The eerie thing was the spontaneous camaraderie that developed among these men. Except for Haig, whose inner tensions or unfulfilled ambitions never permit him to relax, these old warriors almost instantly fell into a mood of nostalgia more appropriate to a summer-camp reunion.
It turns out there is a kinship among those who have worked close to the Oval Office, a kinship that party, presidency, age and political philosophy do not diminish. What UC-SD professor Samuel Popkin, one of the symposium organizers, called the "extraordinary chemistry" and feeling of "professional pleasure" among the eight participants was palpable almost from the moment they sat down. It embraced even Haldeman, making one of his first public appearances since he resigned 12 years ago and later went to jail in the Watergate cover-up.
Equally striking was the degree of consensus two days of talks produced about how the work of the modern presidency should be organized. After saying at the outset that each White House staff must be tailored to the needs and style of a particular president, it turned out that they really agreed among themselves that some ways will work better than others, no matter who is sitting at the president's desk.

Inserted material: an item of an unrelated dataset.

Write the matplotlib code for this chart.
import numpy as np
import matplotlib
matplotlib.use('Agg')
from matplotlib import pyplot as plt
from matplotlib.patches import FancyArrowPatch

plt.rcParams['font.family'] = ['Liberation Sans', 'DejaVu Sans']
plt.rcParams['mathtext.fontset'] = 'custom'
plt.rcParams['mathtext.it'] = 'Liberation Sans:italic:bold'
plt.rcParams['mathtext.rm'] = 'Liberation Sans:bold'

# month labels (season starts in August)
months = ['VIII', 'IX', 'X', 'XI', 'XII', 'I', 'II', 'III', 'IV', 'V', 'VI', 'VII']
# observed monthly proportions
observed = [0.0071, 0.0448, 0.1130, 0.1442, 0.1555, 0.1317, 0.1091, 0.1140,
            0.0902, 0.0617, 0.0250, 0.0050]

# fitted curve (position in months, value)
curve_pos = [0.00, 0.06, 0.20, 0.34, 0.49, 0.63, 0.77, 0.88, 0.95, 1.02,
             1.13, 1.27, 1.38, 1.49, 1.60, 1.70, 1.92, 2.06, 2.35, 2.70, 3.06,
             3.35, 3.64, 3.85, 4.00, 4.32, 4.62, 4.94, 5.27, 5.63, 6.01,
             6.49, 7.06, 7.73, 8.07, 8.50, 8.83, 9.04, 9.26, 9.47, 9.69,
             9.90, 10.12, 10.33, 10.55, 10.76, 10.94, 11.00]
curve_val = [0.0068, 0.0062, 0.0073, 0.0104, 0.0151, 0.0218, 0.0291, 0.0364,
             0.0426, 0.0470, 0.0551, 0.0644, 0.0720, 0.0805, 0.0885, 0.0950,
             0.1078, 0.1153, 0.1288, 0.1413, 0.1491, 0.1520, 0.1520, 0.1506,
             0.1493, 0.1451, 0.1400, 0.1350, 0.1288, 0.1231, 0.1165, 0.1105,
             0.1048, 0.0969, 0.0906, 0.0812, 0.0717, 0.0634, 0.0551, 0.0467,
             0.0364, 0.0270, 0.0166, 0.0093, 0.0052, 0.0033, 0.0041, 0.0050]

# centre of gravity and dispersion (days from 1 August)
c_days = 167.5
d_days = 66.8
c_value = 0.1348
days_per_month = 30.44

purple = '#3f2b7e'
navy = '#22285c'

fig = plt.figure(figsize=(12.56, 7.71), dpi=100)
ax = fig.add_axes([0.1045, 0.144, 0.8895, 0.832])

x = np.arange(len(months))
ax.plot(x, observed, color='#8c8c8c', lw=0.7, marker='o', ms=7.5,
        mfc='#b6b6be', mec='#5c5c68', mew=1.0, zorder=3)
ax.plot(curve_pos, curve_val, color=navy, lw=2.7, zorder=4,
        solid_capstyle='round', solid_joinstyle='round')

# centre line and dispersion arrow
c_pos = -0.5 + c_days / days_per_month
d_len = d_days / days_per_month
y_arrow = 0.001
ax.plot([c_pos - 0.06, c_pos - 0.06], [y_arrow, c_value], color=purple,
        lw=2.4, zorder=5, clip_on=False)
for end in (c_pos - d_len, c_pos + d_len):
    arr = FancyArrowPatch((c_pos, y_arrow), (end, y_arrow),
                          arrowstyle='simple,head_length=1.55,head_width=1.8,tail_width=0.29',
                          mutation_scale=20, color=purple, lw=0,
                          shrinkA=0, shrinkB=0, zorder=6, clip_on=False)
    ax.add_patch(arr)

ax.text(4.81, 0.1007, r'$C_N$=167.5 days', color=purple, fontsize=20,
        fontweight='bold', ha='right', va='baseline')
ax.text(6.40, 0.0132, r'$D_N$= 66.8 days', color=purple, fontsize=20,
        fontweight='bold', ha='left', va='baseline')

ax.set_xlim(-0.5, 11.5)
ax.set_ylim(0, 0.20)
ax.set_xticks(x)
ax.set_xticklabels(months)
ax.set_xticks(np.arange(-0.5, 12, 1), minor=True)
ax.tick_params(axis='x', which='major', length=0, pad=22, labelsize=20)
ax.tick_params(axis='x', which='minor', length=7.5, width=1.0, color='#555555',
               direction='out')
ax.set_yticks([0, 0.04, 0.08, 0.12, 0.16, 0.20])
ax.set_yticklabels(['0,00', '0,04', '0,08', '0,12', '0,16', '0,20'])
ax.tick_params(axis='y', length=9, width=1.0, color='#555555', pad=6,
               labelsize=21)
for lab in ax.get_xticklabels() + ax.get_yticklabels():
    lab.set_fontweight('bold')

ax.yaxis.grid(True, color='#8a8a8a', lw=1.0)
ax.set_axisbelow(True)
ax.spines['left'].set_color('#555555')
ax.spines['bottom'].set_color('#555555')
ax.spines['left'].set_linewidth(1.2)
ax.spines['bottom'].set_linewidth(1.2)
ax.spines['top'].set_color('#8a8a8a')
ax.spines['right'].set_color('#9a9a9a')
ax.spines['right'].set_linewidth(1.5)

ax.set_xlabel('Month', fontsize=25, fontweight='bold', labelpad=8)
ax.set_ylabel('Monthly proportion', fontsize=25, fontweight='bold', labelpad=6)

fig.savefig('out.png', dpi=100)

What they endorsed was essentially the strong chief-of-staff system now being operated by Donald Regan -- though many doubts were expressed publicly and privately about the publicity and prominence Regan seems to draw to himself.

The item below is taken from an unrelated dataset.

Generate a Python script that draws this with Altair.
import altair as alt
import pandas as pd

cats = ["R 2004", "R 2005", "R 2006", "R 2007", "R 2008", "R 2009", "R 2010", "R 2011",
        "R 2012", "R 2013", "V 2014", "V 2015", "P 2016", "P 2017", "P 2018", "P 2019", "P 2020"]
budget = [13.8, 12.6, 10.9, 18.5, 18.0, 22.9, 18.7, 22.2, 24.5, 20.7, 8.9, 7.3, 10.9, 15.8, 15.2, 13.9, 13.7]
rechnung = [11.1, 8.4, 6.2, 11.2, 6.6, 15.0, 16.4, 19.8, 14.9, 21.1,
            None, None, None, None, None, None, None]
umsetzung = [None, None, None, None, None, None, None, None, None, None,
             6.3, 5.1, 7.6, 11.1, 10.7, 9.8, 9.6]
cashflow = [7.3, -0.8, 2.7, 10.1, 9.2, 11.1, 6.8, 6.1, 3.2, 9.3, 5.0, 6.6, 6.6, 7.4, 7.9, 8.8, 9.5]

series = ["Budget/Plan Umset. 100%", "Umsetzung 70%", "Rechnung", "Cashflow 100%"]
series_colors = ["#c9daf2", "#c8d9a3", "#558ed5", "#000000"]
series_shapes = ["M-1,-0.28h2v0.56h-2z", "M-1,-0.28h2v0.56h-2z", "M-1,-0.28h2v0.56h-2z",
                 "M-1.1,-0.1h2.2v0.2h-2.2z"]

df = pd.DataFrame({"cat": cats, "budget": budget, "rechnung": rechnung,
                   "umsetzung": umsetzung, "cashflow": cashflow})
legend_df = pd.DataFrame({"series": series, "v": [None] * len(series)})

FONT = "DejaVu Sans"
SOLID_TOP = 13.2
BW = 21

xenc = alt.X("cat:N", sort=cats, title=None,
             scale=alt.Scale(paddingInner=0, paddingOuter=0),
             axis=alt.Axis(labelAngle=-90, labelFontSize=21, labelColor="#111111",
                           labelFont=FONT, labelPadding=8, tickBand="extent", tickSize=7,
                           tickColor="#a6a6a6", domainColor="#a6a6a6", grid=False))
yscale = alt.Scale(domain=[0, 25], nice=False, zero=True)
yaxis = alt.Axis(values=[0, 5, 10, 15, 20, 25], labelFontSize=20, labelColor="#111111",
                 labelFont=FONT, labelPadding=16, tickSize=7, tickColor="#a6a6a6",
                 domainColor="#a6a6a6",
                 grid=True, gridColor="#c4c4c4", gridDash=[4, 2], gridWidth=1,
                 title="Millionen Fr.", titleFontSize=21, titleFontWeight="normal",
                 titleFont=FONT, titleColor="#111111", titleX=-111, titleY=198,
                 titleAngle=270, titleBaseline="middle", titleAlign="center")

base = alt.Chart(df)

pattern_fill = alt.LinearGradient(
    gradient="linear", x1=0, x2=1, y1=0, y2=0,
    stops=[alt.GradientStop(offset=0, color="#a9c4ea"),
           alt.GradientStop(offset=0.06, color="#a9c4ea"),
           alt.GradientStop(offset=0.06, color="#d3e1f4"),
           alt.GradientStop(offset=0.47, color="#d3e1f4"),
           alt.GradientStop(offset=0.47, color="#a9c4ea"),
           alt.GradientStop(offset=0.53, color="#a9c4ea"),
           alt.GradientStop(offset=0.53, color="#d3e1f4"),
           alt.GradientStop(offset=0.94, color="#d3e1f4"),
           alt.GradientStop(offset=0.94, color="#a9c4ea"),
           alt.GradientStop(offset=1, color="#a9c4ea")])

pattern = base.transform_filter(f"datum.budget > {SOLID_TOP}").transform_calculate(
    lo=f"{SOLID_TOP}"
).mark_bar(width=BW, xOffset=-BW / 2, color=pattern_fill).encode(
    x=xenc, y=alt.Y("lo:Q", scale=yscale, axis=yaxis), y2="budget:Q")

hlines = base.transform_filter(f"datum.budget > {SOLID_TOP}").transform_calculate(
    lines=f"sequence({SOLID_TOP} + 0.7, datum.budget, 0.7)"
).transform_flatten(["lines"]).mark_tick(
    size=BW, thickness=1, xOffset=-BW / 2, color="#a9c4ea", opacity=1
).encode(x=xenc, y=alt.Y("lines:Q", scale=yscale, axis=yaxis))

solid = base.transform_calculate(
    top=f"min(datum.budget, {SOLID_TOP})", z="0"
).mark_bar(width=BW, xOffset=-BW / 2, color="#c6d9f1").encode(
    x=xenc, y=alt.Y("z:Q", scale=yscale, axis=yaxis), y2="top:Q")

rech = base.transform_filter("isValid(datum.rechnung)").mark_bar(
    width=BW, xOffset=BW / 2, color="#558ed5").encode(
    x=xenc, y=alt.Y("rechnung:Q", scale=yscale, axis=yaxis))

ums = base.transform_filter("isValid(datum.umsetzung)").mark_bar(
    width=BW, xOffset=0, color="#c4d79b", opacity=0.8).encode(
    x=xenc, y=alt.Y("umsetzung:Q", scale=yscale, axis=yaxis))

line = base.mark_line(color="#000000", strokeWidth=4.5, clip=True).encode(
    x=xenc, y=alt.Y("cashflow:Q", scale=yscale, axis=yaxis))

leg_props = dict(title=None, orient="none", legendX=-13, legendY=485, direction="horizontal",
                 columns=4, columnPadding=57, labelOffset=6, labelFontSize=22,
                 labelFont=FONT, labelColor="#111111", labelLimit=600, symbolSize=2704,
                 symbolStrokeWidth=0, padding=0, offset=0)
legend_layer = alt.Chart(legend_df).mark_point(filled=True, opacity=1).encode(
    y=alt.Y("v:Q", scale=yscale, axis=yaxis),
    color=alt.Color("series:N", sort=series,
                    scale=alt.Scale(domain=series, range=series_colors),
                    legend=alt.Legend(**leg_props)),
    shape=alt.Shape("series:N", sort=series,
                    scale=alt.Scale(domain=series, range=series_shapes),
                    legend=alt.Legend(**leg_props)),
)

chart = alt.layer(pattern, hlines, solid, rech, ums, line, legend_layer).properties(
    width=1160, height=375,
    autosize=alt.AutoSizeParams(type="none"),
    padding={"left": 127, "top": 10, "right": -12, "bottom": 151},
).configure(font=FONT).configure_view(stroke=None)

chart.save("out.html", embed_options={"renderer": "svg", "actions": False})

Rumsfeld and Watson gave eloquent anecdotal evidence of what the latter called "the fatal mistake" their presidents made in allowing several aides equal access. Cheney gave a hilarious description of the perils of presidential decision-making based on scribbled notes on the backs of cocktail napkins. Even Sorensen, whose boss had rejected the model of the smooth-running Eisenhower chief-of-staff system, said that the Kennedy brothers came to appreciate the value of systematic staff work.
Harvard's Richard Neustadt, who had counseled Democratic presidents from Kennedy to Carter to keep open multiple channels of advice, said at the end of the symposium that he was now convinced that "even at the irreducible minimum scale, the White House staff needs an administrative head." He also raised the question, "Can't you guys teach anything to your successors?"
The answer is clearly yes -- if the arrogance of the 1988 election winner and his staff does not prevent them, as it did so many others, from listening and learning.
There is an opportunity for the members of the "club" formed here to help institutionalize the management of the White House. They are well-equipped to do it, for they understand both the importance, and the limits, of their role.
On the limits, Watson said, "I'm often asked if being White House chief of staff is more like being a quarterback, or a goalie, or a cheerleader. The image in my mind is more like a javelin catcher."
And Rumsfeld reminded that at times each president will ignore the procedures set by his staff and overrule its advice. He will be right to do so. "It's no accident," he said, "that he's president -- and you're not."